Kensington and Chelsea - one of the wealthiest spots on planet Earth - is also one of the most unequal. A short walk from Harrods, families cannot buy enough food to feed themselves. Desperate overcrowding is found in the shadow of ultraluxury property developments. A 20 minute bus ride across the borough can encompass a 30 year difference in life expectancy.
Emma Dent Coad, a councillor in Kensington and Chelsea since 2006, and has spent her life fighting for those left behind in the Royal Borough. That fight became all the more urgent when, just a few days after she was unexpectedly and triumphantly elected MP for the area, the Grenfell Tower disaster occurred, illustrating to the country and the world just how neglected the most vulnerable members of our society had become.

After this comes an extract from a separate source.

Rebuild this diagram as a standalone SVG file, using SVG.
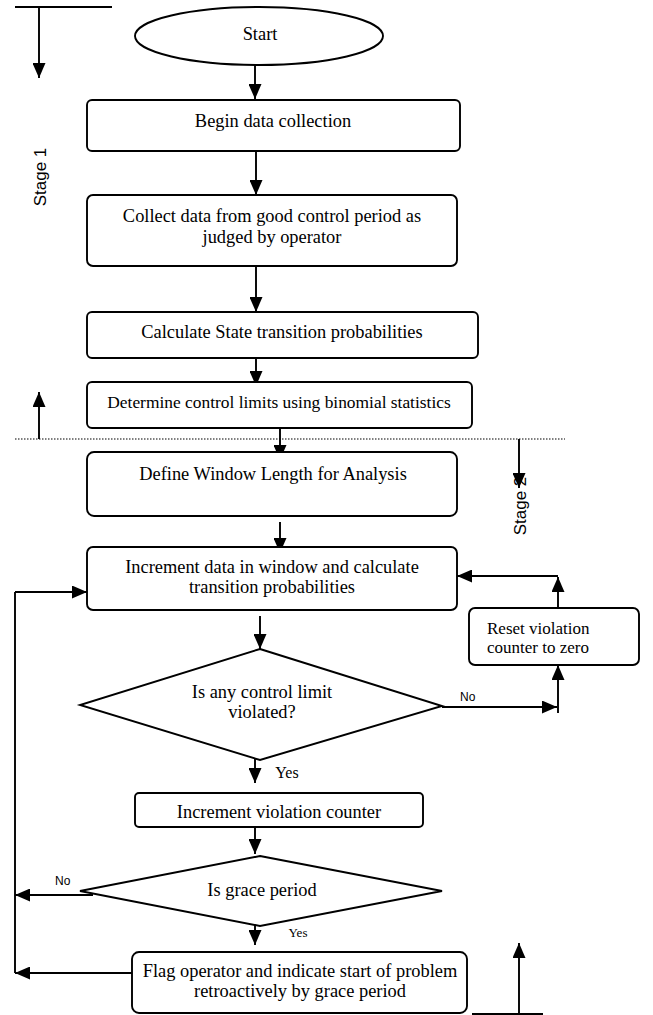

One Kensington lays bare the appalling degree of mismanagement and neglect that has made Kensington and Chelsea a grim symbol of an ever more divided a glimpse of a wider future of hollowed-out local government and cynical corruption. But through the depth of community connections and tireless political organising, it also suggests a potentially hopeful future for a new Britain.
Emma Dent Coad, born Margaret Mary Dent in 1954, is an English architectural historian and politician who served as Member of Parliament (MP) for Kensington from 2017 to 2019.
Dent Coad graduated from the Royal College of Art with an MA in History of Design in 1992. She has written or contributed to a number of books on architecture and design, including on Javier Mariscal, and studied at the University of Liverpool School of Architecture for a PhD on "Constructing Modern Spain: Architecture, Politics and Ideology under Franco, 1939–1975". She has been an organiser of the modern architecture campaign group Docomomo UK since about 2000.
A former member of the Labour Party, she has been a member of Kensington and Chelsea London Borough Council for Golborne since 2006. She resigned her Labour membership on 27 April 2023, but remains on the local council as an independent.
The specific manner in which I left the Labour Party was as late and petty as anyone else's - it was on the day that the new leadership deselected Emma Dent Coad, the MP for Kensington between 2017 and 2019, in late 2022. Maybe this was partly solidarity between architectural historians - there aren't many in politics - but it was mainly because it, first, seemed so outrageous to kick out one of the only MPs to truly understand how housing and construction and city planning actually work (that the right of the Party have absolutely no fucking idea is currently seen by their indulgence of 'YIMBY' snake-oil-salesmen, that the left aren't that much better by Corbyn's appointment when he was leader of the awful John Healey as shadow housing minister), but second and especially because Dent Coad was so prominent and so eloquent in fighting for the residents of a certain high-rise building in her constituency, which went on fire seemingly hours after she was elected, due to the fact one of the richest local authorities in the world had covered in flammable cladding because it was cheaper. I didn't read this book for ages because I expected it would, like everything about Grenfell, make me incredibly angry, and, well, it did, but it's also a great portrait of a hugely misunderstood part of a hugely misunderstood city, and the way in which the Cameron-Osborne faction, the now-almost-forgotten urban Tories, treated it as a forum for whimsy, laissez-faire non-planning experiments, and class war.